Rubin addresses this directly: "When you believe the work before you is the single piece that will forever define you, it's difficult to let it go. The urge for perfection is overwhelming. It's too much."
But here's the thing: "Each piece can never be a total reflection of us, only a reflection of who we are in this moment. If we wait, it's no longer today's reflection."
The portfolio you're building right now isn't your final portfolio. The side project doesn't have to contain every idea you've ever had. Ship it as it is, move on, build the next thing.
Rubin writes: "In the abundant mindset, the river never runs dry. Ideas are always coming through. And an artist is free to release them with the faith that more will arrive."
The practice of finishing is more valuable than the pursuit of perfection. "Finishing our work is a good habit to develop. It boosts confidence." Every time you ship something, even something imperfect, you reinforce that you can complete things.
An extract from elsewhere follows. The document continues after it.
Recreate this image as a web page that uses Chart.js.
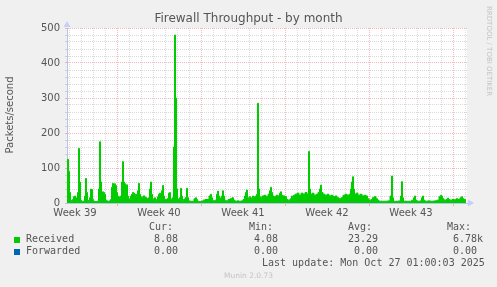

That muscle matters more than any individual project.
Building this muscle requires practice, and practice requires showing up. Rubin writes: "Put the decision making into the work, not into when to work." Don't waste energy each day deciding whether to work on your side project or when the right time is. Just have a time. Show up then. Let the practice become automatic so your energy goes into the actual work.
And when you're stuck on what to ship: "If you're struggling with ten songs, narrow your focus to two. When we make the task more manageable and focused, a change occurs." Same with code. If the full project feels overwhelming, ship one feature. If one feature feels too big, ship a piece of it. Forward motion beats perfect planning.
None of this is groundbreaking programming advice. But sometimes it helps to hear it from outside the echo chamber of tech blogs and conference talks. Creativity is creativity, whether you're producing an album or building an interface. The principles are the same.
The work requires patience. It benefits from simplicity. It's never finished, only released. And sometimes the best way forward is to step away and come back later.
The Creative Act isn't a programming book. But it might be worth reading anyway.